I encountered a question which asked me to describe the rose petal sketched below in polar coordinates. The complete answer is
R = {(r, θ): 0 ≤ r ≤ 6 cos(3θ), 0 ≤ θ ≤ π}. That makes sense to me for the right petal. What about the other two on the left?

View attachment 267067

Welcome to the PF.

What is different about the other two petals in polar coordinates?

 

[etotheipi]

$r(\theta + \frac{2\pi}{3}) = r(\theta)$ since $r$ is periodic at $\frac{2\pi}{3}$, so once you have drawn one petal you can insert the rest

 

[Worn_Out_Tools]

$r(\theta + \frac{2\pi}{3}) = r(\theta)$ since $r$ is periodic at $\frac{2\pi}{3}$, so once you have drawn one petal you can insert the rest

Wait, I don’t understand, how’d you determine that?

 

[berkeman]

When you phase shift a sine wave in rectangular coordinates, how do you adjust the arguments to the sine function?

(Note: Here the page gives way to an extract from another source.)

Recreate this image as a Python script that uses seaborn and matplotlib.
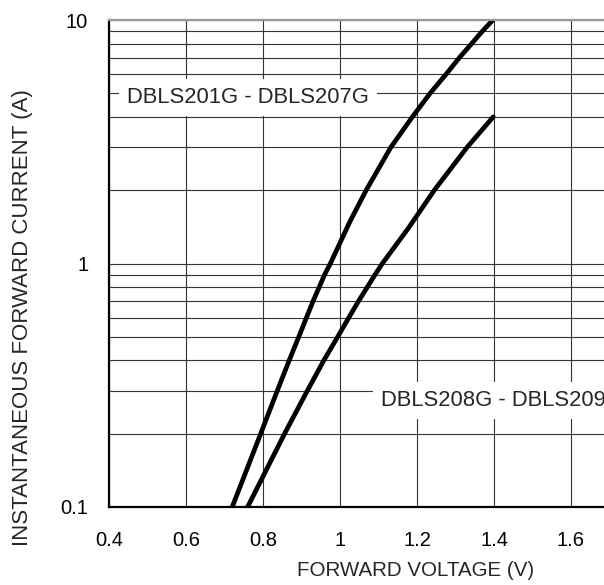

https://mathbitsnotebook.com/Algebra2/TrigGraphs/phaseabc.jpg

So the analogous adjustment of the arguments in polar coordinates would look like what?

 

[etotheipi]

Wait, I don’t understand, how’d you determine that?

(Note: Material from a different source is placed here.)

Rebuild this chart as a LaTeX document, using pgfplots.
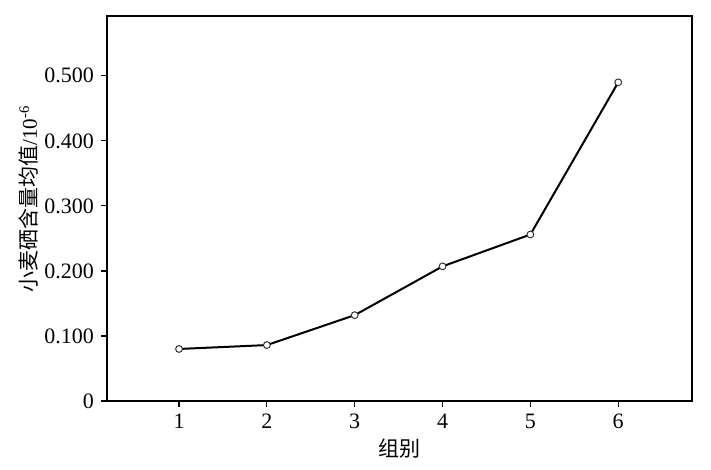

There are two ways you can think about it. Consider the function $r = 6\cos{(3\theta)}$. If we consider some angle $\theta_0$ where $r(\theta_0) = r_0$, then we see that$$r \left(\theta_0 + \frac{2\pi}{3} \right) = 6\cos{\left(3(\theta_0 + \frac{2\pi}{3})\right)} = 6\cos{(3\theta_0 + 2\pi)} = 6\cos{(3\theta_0)} = r(\theta_0) = r_0$$which means that both $\theta_0$ and $\theta_0 + \frac{2\pi}{3}$ correspond to equal radial coordinates. The other way to look at it is what I think @berkeman was suggesting, i.e. consider transforming the original function by a constant translation,$$r_2(\theta) := r(\theta + \frac{2\pi}{3})$$so $r_2$ is shifted left of $r$ by the amount $\Delta \theta = -\frac{2\pi}{3}$. But the periods of both $r$ and $r_2$ are equal to $\frac{2\pi}{3}$, so we've just shifted the waveform left an entire period. Since $r$ and $r_2$ are then equal everywhere, we have$$r(\theta) = r_2(\theta) = r(\theta + \frac{2\pi}{3})$$And finally, what amounts to a horizontal shift in $r$ vs $\theta$ on Cartesian axes corresponds to a rotation in polar coordinates!